CHANNEL CLASSICS CCS SA 33412 [60:29 + 56:56]

Experience Classicsonline



This is a real dose of the good stuff, and from the outset you know you’re in for a great time with this recording. This is evidenced by generously orchestrated harmonies, a swinging rhythmic drive and deliciously empathetic solo lines in the Allegro which kicks off the entire collection in the Concerto No. 1 RV 181a. Those lines are simultaneously virtuoso and superbly attuned to the chamber music feel of the entire ensemble.
 
Rachel Podger hasn’t recorded Vivaldi for a while, and this set is primed and ready to sit next to a Gramophone Award winning La Stravaganza recorded not much short of ten years ago (see review). I don’t own this set but you can rest assured it is going straight onto my wish list on the strength of this La Cetra set.

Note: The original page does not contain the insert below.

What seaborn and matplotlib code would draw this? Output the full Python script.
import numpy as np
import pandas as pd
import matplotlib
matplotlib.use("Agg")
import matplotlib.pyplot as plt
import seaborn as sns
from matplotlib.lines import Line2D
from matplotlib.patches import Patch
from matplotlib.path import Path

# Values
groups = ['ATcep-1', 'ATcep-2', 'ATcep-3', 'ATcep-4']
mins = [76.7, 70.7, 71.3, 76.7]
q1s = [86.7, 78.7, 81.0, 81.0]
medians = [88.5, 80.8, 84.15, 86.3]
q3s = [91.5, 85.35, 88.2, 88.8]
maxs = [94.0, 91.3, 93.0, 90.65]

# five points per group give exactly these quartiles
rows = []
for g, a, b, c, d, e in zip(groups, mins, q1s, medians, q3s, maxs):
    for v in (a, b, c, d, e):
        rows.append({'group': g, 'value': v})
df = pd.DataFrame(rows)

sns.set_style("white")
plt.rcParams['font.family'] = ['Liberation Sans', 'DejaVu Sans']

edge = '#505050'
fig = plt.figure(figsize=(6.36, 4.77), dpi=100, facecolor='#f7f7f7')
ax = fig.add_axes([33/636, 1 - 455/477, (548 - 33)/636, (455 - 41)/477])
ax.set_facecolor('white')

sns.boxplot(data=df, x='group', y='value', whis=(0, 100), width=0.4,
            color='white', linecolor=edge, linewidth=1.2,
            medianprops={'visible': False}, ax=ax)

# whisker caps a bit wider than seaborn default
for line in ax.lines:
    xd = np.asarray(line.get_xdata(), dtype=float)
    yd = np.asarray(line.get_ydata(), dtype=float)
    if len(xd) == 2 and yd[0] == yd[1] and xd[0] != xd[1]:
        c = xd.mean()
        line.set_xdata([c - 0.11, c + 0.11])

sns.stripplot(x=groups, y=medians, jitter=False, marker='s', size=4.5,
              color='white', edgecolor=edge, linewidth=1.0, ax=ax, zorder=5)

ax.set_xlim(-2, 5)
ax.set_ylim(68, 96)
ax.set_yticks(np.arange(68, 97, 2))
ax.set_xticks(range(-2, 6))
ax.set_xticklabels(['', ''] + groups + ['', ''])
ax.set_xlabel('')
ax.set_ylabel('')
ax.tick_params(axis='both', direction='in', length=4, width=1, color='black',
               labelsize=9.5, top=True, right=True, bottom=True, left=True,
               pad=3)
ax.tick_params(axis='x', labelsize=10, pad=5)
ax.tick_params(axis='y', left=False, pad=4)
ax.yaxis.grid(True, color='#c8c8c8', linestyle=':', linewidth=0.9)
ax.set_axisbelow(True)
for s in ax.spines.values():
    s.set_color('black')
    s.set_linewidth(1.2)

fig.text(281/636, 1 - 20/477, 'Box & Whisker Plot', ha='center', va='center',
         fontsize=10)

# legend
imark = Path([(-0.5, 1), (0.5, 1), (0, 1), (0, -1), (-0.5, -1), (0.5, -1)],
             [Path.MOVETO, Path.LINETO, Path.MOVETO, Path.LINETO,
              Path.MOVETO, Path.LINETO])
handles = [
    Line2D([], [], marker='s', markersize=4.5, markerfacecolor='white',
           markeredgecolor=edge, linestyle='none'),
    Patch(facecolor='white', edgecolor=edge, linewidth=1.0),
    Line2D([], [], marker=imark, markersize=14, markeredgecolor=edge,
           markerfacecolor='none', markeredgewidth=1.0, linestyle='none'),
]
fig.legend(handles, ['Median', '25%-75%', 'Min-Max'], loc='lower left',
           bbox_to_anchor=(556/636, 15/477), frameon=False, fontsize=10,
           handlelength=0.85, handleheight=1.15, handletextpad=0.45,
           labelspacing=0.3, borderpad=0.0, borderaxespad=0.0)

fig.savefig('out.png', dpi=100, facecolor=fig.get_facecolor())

Channel Classics has a knack of providing just the right proportions of warmth and detail in their recordings of baroque repertoire. This SACD production goes a step further, creating an aural picture of sparkling transparency and using the Waalse Kerk acoustic to provide a sense of space and air in the sound which is bewitchingly convincing. It’s appropriate that these works are recorded in old Amsterdam, as this was the very place which was one of the main centres for music publishing in Vivaldi’s time, La Cetra being printed there in 1727. The setting which the excellent Holland Baroque Society gives to these pieces is strong in lute sounds as part of the continuo forces, the title La Cetra referring to the cittern or lyre. There is also a nicely balanced harpsichord presence. The occasional appearance of a baroque guitar not listed in the credits but appearing in some of the session photos adds a fine saltarello feel where appropriate.
 
Vivaldi’s music is hugely entertaining, and sounds as good here as you will hear it anywhere. The sheer simplicity of something like the Largo from the Concerto No. 3 RV 334, which has a gentle Purcell-like bass supporting an intimate but eloquently expressive solo, is jaw-droppingly lovely. The swift movements are full of energy and life, not only through the verve in the playing, but deriving from a thorough knowledge and expression of gesture in the phrasing and accents. This is a place safe from the ubiquitous Four Seasons, but with as much fun to be had, if not quite as much pictorial extravagance in the composition. There is plenty of suggestive writing however, and if you are looking for barking dogs then there is a very big one in the first movement of the Concerto No. 4 RV 263a. The playing here elevates these concertos to an equivalent level to Vivaldi’s best, and if you’ve never explored beyond the Four Seasons this is a terrific place to start. The Concerto RV 358 which we encountered in Nicola Benedetti’s excellent disc (see review) is stretched into even more exotic places by Rachel Podger, who leans on its dissonances with a delicious sense of danger.
 
These are performances well up to the standards set by performers such as Ottavio Dantone, and in some ways more appealing, having in general a less earnest feel. There’s just enough of a greater sense of Vivaldi’s audience-appeal, sense of fun and communicability to make us realise all the more the reasons for his super-star status in his own time. The merest brush with these recordings leaves us panting for more, which was just how things must have been in the early 18th century.